COLLECTED MATERIAL.
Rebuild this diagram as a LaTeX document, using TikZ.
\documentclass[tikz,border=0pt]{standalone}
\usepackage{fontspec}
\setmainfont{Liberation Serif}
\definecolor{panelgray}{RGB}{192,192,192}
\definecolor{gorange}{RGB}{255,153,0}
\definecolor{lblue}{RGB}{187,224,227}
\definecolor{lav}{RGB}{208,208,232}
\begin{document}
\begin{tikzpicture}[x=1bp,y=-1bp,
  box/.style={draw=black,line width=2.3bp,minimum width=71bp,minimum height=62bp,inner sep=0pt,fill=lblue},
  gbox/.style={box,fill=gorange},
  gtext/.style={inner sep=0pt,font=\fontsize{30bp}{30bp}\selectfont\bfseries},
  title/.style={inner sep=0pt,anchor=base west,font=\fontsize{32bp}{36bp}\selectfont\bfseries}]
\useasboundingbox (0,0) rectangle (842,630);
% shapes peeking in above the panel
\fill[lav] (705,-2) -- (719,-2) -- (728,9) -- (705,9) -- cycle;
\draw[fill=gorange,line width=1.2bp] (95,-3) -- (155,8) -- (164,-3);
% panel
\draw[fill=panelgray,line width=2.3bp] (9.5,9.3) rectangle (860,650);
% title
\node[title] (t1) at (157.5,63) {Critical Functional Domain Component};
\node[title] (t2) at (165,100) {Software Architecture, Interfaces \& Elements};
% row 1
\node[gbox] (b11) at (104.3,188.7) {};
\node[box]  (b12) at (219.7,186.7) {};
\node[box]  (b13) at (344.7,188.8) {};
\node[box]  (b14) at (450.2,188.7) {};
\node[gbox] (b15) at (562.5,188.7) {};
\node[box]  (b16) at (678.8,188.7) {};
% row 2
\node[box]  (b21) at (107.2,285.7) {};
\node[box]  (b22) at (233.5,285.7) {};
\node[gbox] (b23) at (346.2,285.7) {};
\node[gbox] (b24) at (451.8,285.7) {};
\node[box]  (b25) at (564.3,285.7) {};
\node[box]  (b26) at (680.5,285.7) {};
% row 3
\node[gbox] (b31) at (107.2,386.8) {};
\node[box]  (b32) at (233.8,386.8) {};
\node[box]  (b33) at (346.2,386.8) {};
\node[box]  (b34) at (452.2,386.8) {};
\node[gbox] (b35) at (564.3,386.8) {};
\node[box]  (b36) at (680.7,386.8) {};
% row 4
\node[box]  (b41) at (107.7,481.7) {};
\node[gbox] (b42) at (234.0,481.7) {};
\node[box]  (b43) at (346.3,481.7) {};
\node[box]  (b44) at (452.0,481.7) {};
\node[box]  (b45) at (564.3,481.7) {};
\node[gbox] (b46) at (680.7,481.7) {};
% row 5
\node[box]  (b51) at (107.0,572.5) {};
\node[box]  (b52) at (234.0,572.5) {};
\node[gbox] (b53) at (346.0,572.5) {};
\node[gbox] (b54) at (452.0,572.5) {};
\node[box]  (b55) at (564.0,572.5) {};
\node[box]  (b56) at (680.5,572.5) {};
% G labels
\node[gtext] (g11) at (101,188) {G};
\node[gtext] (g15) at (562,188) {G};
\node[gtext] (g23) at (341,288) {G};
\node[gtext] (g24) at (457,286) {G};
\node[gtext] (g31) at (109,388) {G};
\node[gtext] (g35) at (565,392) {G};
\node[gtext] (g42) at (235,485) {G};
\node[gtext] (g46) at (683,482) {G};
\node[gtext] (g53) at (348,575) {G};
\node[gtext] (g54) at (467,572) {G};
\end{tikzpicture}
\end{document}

WHAT TO DO. Take the lines above and retype all of them exactly.

OUTPUT OF THE EXERCISE.
Rebuild this diagram as a LaTeX document, using TikZ.
\documentclass[tikz,border=0pt]{standalone}
\usepackage{fontspec}
\setmainfont{Liberation Serif}
\definecolor{panelgray}{RGB}{192,192,192}
\definecolor{gorange}{RGB}{255,153,0}
\definecolor{lblue}{RGB}{187,224,227}
\definecolor{lav}{RGB}{208,208,232}
\begin{document}
\begin{tikzpicture}[x=1bp,y=-1bp,
  box/.style={draw=black,line width=2.3bp,minimum width=71bp,minimum height=62bp,inner sep=0pt,fill=lblue},
  gbox/.style={box,fill=gorange},
  gtext/.style={inner sep=0pt,font=\fontsize{30bp}{30bp}\selectfont\bfseries},
  title/.style={inner sep=0pt,anchor=base west,font=\fontsize{32bp}{36bp}\selectfont\bfseries}]
\useasboundingbox (0,0) rectangle (842,630);
% shapes peeking in above the panel
\fill[lav] (705,-2) -- (719,-2) -- (728,9) -- (705,9) -- cycle;
\draw[fill=gorange,line width=1.2bp] (95,-3) -- (155,8) -- (164,-3);
% panel
\draw[fill=panelgray,line width=2.3bp] (9.5,9.3) rectangle (860,650);
% title
\node[title] (t1) at (157.5,63) {Critical Functional Domain Component};
\node[title] (t2) at (165,100) {Software Architecture, Interfaces \& Elements};
% row 1
\node[gbox] (b11) at (104.3,188.7) {};
\node[box]  (b12) at (219.7,186.7) {};
\node[box]  (b13) at (344.7,188.8) {};
\node[box]  (b14) at (450.2,188.7) {};
\node[gbox] (b15) at (562.5,188.7) {};
\node[box]  (b16) at (678.8,188.7) {};
% row 2
\node[box]  (b21) at (107.2,285.7) {};
\node[box]  (b22) at (233.5,285.7) {};
\node[gbox] (b23) at (346.2,285.7) {};
\node[gbox] (b24) at (451.8,285.7) {};
\node[box]  (b25) at (564.3,285.7) {};
\node[box]  (b26) at (680.5,285.7) {};
% row 3
\node[gbox] (b31) at (107.2,386.8) {};
\node[box]  (b32) at (233.8,386.8) {};
\node[box]  (b33) at (346.2,386.8) {};
\node[box]  (b34) at (452.2,386.8) {};
\node[gbox] (b35) at (564.3,386.8) {};
\node[box]  (b36) at (680.7,386.8) {};
% row 4
\node[box]  (b41) at (107.7,481.7) {};
\node[gbox] (b42) at (234.0,481.7) {};
\node[box]  (b43) at (346.3,481.7) {};
\node[box]  (b44) at (452.0,481.7) {};
\node[box]  (b45) at (564.3,481.7) {};
\node[gbox] (b46) at (680.7,481.7) {};
% row 5
\node[box]  (b51) at (107.0,572.5) {};
\node[box]  (b52) at (234.0,572.5) {};
\node[gbox] (b53) at (346.0,572.5) {};
\node[gbox] (b54) at (452.0,572.5) {};
\node[box]  (b55) at (564.0,572.5) {};
\node[box]  (b56) at (680.5,572.5) {};
% G labels
\node[gtext] (g11) at (101,188) {G};
\node[gtext] (g15) at (562,188) {G};
\node[gtext] (g23) at (341,288) {G};
\node[gtext] (g24) at (457,286) {G};
\node[gtext] (g31) at (109,388) {G};
\node[gtext] (g35) at (565,392) {G};
\node[gtext] (g42) at (235,485) {G};
\node[gtext] (g46) at (683,482) {G};
\node[gtext] (g53) at (348,575) {G};
\node[gtext] (g54) at (467,572) {G};
\end{tikzpicture}
\end{document}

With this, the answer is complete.